Come parte del grande trittico, anche la Pancetta Piacentina DOP segue le indicazioni geografiche dei precedenti prodotti. Il cuore delle lavorazioni, in questo caso, è il pancettone, taglio che viene squadrato e successivamente salato a secco con una miscela di sale, pepe e spezie. Al riposo di dieci giorni in cella frigorifera segue la raschiatura per eliminare l’eccesso della salagione. Dopo l’arrotolatura si ha la cucitura, fase che precede la stagionatura la cui durata non è mai inferiore ai quattro mesi.
La Pancetta Piacentina DOP si distingue dalle altre per via dell’arrotolatura, questo fa sì che la miscela di spezie riesca a toccare una superficie maggiore rispetto alle classiche pancette tese e che, quindi, il sapore sia più intenso e persistente. Un buon prodotto si riconosce dal modo in cui si scioglie al palato; qualora mancasse questa caratteristica, significa che la stagionatura è stata accelerata e non è stato rispettato il tempo indicato dal disciplinare.
La tradizione vuole che la pancetta venga consumata cruda come antipasto, ciò non toglie che possa essere impiegata come ingrediente per altre ricette. Ottima come soffritto per un primo piatto tipico della tradizione locale come i pisarei e fasò.
Mariola e Goletta
L’inventario dei salumi piacentini non si ferma alle tre DOP internazionali. Esistono dei prodotti di nicchia, forse meno conosciuti, ma non per questo meno pregiati. La Mariola è sicuramente uno di questi. Siamo sul confine tra Piacenza, parte del cremonese e la bassa parmense e si presenta sia nella versione cotta che cruda. In passato quest’ultima era riservata al ceto alto; i signori preferivano la complessità aromatica data dalla stagionatura, mentre i più poveri, che non si cimentavano in una così complessa lavorazione, la consumavano cotta, come un cotechino.
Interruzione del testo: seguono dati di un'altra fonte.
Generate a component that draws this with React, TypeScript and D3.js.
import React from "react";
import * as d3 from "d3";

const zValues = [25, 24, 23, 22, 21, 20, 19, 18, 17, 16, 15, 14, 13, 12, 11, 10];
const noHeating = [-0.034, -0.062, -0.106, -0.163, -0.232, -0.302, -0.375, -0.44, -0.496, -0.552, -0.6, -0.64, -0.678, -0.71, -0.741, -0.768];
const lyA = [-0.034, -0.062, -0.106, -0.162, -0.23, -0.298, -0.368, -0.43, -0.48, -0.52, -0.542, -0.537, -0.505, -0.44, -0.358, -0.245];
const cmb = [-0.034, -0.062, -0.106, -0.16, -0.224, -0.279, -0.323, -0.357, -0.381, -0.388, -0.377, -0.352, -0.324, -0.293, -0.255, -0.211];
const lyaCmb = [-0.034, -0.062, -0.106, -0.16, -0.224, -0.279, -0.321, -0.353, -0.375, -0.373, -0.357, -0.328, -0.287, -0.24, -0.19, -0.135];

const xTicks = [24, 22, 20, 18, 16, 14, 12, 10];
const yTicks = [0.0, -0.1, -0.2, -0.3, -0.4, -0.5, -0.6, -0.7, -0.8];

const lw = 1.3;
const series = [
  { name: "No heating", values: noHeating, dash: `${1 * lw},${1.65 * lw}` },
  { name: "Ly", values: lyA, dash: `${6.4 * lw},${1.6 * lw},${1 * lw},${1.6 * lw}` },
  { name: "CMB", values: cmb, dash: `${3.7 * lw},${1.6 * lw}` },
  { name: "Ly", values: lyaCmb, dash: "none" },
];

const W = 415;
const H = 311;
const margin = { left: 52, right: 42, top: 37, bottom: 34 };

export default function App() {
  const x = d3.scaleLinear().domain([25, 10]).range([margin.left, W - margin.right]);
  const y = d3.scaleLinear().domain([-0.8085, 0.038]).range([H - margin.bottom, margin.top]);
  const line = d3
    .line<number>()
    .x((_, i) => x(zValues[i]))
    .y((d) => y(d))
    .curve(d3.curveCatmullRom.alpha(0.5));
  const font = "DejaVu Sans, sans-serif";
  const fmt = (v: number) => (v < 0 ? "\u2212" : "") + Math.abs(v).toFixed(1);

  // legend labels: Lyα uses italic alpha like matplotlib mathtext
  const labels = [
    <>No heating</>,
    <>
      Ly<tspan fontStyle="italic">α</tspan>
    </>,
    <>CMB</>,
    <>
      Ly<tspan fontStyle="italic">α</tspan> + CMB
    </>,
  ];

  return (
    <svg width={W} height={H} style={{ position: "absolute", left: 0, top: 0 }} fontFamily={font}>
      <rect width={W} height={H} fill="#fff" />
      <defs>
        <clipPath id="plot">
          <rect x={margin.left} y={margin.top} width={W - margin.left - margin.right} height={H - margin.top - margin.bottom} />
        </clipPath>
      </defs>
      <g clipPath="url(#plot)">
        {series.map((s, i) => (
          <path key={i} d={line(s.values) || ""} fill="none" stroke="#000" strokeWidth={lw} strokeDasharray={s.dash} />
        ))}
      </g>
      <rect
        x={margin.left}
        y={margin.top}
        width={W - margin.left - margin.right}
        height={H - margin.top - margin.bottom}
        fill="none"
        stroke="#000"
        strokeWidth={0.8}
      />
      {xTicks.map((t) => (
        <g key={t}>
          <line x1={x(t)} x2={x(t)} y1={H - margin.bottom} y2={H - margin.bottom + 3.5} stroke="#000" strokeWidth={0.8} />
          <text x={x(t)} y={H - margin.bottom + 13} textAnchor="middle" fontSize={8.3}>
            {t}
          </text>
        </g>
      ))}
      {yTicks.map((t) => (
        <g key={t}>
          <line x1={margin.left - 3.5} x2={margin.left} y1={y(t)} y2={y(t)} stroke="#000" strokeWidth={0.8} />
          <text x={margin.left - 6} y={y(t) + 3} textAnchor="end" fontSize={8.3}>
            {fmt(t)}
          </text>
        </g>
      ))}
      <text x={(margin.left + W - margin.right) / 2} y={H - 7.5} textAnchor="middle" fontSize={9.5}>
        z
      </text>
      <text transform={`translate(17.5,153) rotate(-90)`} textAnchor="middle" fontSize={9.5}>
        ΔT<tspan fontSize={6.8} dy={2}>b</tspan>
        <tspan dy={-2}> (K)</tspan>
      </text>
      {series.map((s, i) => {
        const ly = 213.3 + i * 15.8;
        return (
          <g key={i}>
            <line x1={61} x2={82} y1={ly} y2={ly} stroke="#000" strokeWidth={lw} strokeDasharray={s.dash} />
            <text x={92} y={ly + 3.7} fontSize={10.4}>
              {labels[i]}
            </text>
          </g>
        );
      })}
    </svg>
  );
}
Il nome della Mariola deriva dall’omonimo budello in cui viene insaccata, proprio come indica il vocabolario Piacentino-Italiano di Lorenzo Foresti del 1883. Da ogni maiale si ricavava un solo insaccato, per questo è sempre stata associata alla ricchezza. Oggi è un Presidio Slow Food, denominazione che sta facendo rinascere la voglia di scoprire questo prodotto.
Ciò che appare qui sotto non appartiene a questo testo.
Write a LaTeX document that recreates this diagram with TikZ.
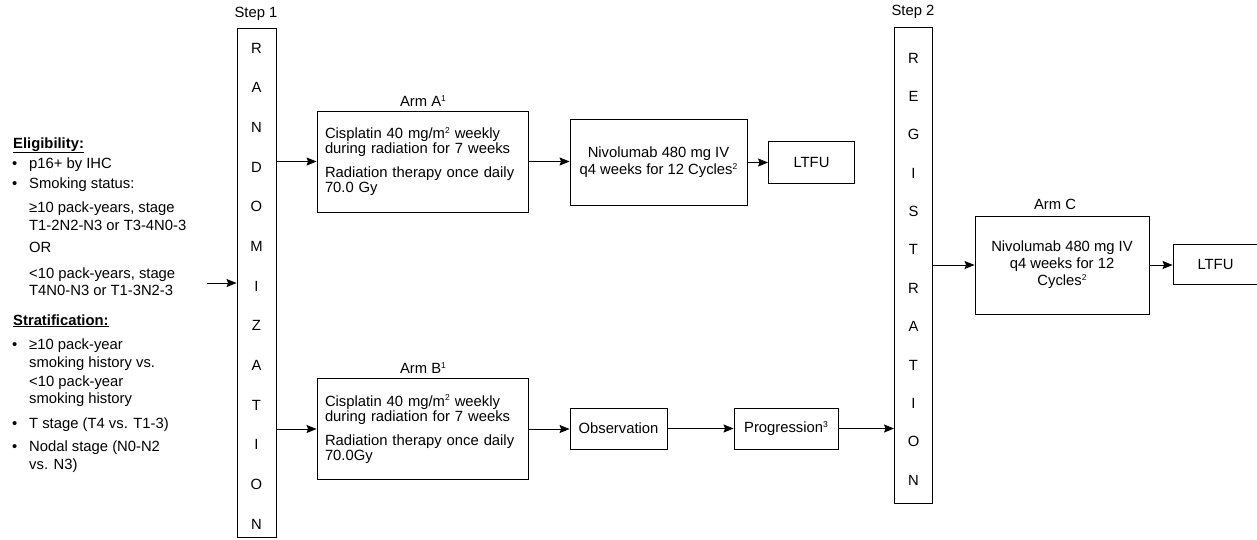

La Goletta è uno degli insaccati più antichi della norcineria piacentina. A differenza degli altri salumi, i requisiti di peso del maiale macellato sono differenti. Il suino deve raggiungere i 200 chilogrammi in circa 10-11 mesi per soddisfare i canoni di produzione. Questo fa intuire che non si tratti di un prodotto magro, ma più assimilabile a un guanciale con una sostanziale differenza rispetto a quest’ultimo: la stagionatura che varia dai 3 ai 5 mesi. Ottima cruda in un panino, ben si presta a lardellare delle carni e a realizzare ottimi soffritti.
Le Strade dei Salumi
Come le antiche Vie del Sale che collegavano il mare alla pianura, anche Piacenza ha le sue strade dei salumi. Luoghi identificativi dove i viandanti erano certi di potersi rifocillare con un buon pasto e degli ottimi vini. Dal piacentino passano molti pellegrinaggi religiosi, dalla Via Francigena che conduce a Roma, all’ostica Via degli Abati che collega Pavia a Pontremoli. Tratti percorsi dai fedeli, ma anche dai commercianti che qui trovano rotte inedite e interessanti.
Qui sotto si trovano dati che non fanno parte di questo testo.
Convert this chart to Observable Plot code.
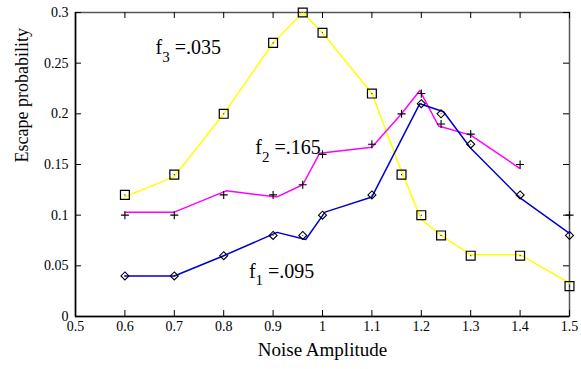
<!DOCTYPE html>
<html><head><meta charset="utf-8">
<script src="https://cdn.jsdelivr.net/npm/d3@7"></script>
<script src="https://cdn.jsdelivr.net/npm/@observablehq/plot@0.6"></script>
<style>
body{margin:0;background:#fff;}
svg{display:block;}
</style>
</head><body><div id="chart"></div>
<script>
// tick values
const xTicks = [0.5,0.6,0.7,0.8,0.9,1.0,1.1,1.2,1.3,1.4,1.5];
const yTicks = [0,0.05,0.1,0.15,0.2,0.25,0.3];

// f3 = .035 (yellow, squares)
const f3PointX = [0.6,0.7,0.8,0.9,0.96,1.0,1.1,1.16,1.2,1.24,1.3,1.4,1.5];
const f3PointY = [0.12,0.14,0.2,0.27,0.3,0.28,0.22,0.14,0.1,0.08,0.06,0.06,0.03];
const f3LineX  = [0.6,0.7,0.8,0.9,0.96,1.0,1.1,1.16,1.2,1.24,1.3,1.4,1.5];
const f3LineY  = [0.118,0.138,0.2,0.27,0.3,0.28,0.22,0.143,0.096,0.08,0.061,0.061,0.033];

// f2 = .165 (magenta, plus)
const f2PointX = [0.6,0.7,0.8,0.9,0.96,1.0,1.1,1.16,1.2,1.24,1.3,1.4,1.5];
const f2PointY = [0.1,0.1,0.12,0.12,0.13,0.16,0.17,0.2,0.22,0.19,0.18,0.15,0.1];
const f2LineX  = [0.6,0.7,0.805,0.908,0.96,0.994,1.1,1.16,1.197,1.235,1.3,1.4];
const f2LineY  = [0.103,0.103,0.124,0.118,0.13,0.161,0.167,0.2,0.223,0.188,0.179,0.146];

// f1 = .095 (blue, diamonds)
const f1PointX = [0.6,0.7,0.8,0.9,0.96,1.0,1.1,1.2,1.24,1.3,1.4,1.5];
const f1PointY = [0.04,0.04,0.06,0.08,0.08,0.1,0.12,0.21,0.2,0.17,0.12,0.08];
const f1LineX  = [0.6,0.7,0.8,0.908,0.966,1.005,1.1,1.197,1.245,1.3,1.4,1.5];
const f1LineY  = [0.04,0.04,0.06,0.083,0.076,0.103,0.118,0.21,0.202,0.166,0.117,0.082];

// annotation labels
const labelName = ["f","f","f"];
const labelSub  = ["3","2","1"];
const labelRest = [" =.035"," =.165"," =.095"];
const labelX    = [0.662,0.864,0.851];
const labelY    = [0.2655,0.1668,0.0448];

const zipXY = (xs, ys) => xs.map((x, i) => ({x, y: ys[i]}));
const f3Pts = zipXY(f3PointX, f3PointY), f3Line = zipXY(f3LineX, f3LineY);
const f2Pts = zipXY(f2PointX, f2PointY), f2Line = zipXY(f2LineX, f2LineY);
const f1Pts = zipXY(f1PointX, f1PointY), f1Line = zipXY(f1LineX, f1LineY);
const labels = labelName.map((n, i) => ({n, s: labelSub[i], r: labelRest[i], x: labelX[i], y: labelY[i]}));

const fmt = d => String(+(+d).toFixed(2));
const FONT = "'Liberation Serif', 'Times New Roman', serif";

const chart = Plot.plot({
  width: 581,
  height: 369,
  marginLeft: 75,
  marginRight: 12,
  marginTop: 12,
  marginBottom: 53,
  style: {fontFamily: FONT, background: "#fff", color: "#000"},
  x: {domain: [0.5, 1.5]},
  y: {domain: [0, 0.3]},
  marks: [
    Plot.frame({stroke: "#555", strokeWidth: 1.5}),
    Plot.ruleX([xTicks[0]], {stroke: "#000", strokeWidth: 1.5}),
    Plot.ruleY([yTicks[0]], {stroke: "#000", strokeWidth: 1.5}),
    // inward ticks on all four sides
    Plot.tickX(xTicks, {x: d => d, insetTop: 298, stroke: "#000"}),
    Plot.tickX(xTicks, {x: d => d, insetBottom: 298, stroke: "#000"}),
    Plot.tickY(yTicks, {y: d => d, insetRight: 488, stroke: "#000"}),
    Plot.tickY(yTicks, {y: d => d, insetLeft: 488, stroke: "#000"}),
    Plot.axisX({ticks: xTicks, tickSize: 0, tickPadding: 5, tickFormat: fmt, label: null, fontSize: 14}),
    Plot.axisY({ticks: yTicks, tickSize: 0, tickPadding: 7, tickFormat: fmt, label: null, fontSize: 14}),
    Plot.text(["Noise Amplitude"], {frameAnchor: "bottom", dy: 39, fontSize: 19, fill: "#000"}),
    Plot.text(["Escape probability"], {frameAnchor: "left", dx: -53, dy: -2, rotate: -90, fontSize: 18, fill: "#000"}),
    // fitted lines
    Plot.line(f3Line, {x: "x", y: "y", stroke: "#ffff00", strokeWidth: 1.5}),
    Plot.line(f2Line, {x: "x", y: "y", stroke: "#ff00ff", strokeWidth: 1.5}),
    Plot.line(f1Line, {x: "x", y: "y", stroke: "#0000cc", strokeWidth: 1.5}),
    // data points
    Plot.dot(f3Pts, {x: "x", y: "y", symbol: "square", r: 5, stroke: "#000", strokeWidth: 1.2, fill: "none"}),
    Plot.dot(f3Pts, {x: "x", y: "y", r: 0.6, fill: "#000", stroke: "none"}),
    Plot.dot(f1Pts, {x: "x", y: "y", symbol: "diamond2", r: 3.6, stroke: "#000", strokeWidth: 1.1, fill: "none"}),
    Plot.dot(f1Pts, {x: "x", y: "y", r: 0.5, fill: "#000", stroke: "none"}),
    Plot.dot(f2Pts, {x: "x", y: "y", symbol: "plus", r: 2.7, stroke: "#000", strokeWidth: 1.1}),
    // annotations
    Plot.text(labels, {x: "x", y: "y", text: d => d.n + d.s + d.r, textAnchor: "start", fontSize: 20, fill: "#000", className: "flabel"})
  ]
});

// subscripts for annotation labels
d3.select(chart).selectAll("g.flabel text").each(function(d, i) {
  const lab = labels[i];
  const t = d3.select(this);
  t.text(null);
  t.append("tspan").text(lab.n);
  t.append("tspan").attr("dy", "8").attr("font-size", "15").text(lab.s);
  t.append("tspan").attr("dy", "-8").text(lab.r);
});

document.getElementById("chart").appendChild(chart);
</script>
</body></html>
Il lascito storico dei Salumi Piacentini è da attribuirsi anche alle vie fluviali del territorio, costituite dal Po e dai suoi affluenti. È così che il sale adibito alla conservazione degli insaccati è arrivato dalle coste adriatiche, così come è da associarsi anche ai corsi d’acqua il particolare clima che ben si presta alla stagionatura dei prodotti.
Si conclude questo viaggio nelle terre dei salumi, senza dimenticarsi della Bondiola, antico antenato della coppa e del Brachettone, lo stinco stagionato di Bobbio. Una Piacenza dove il maiale è un pilastro fondamentale dell’alimentazione, ma anche della cultura.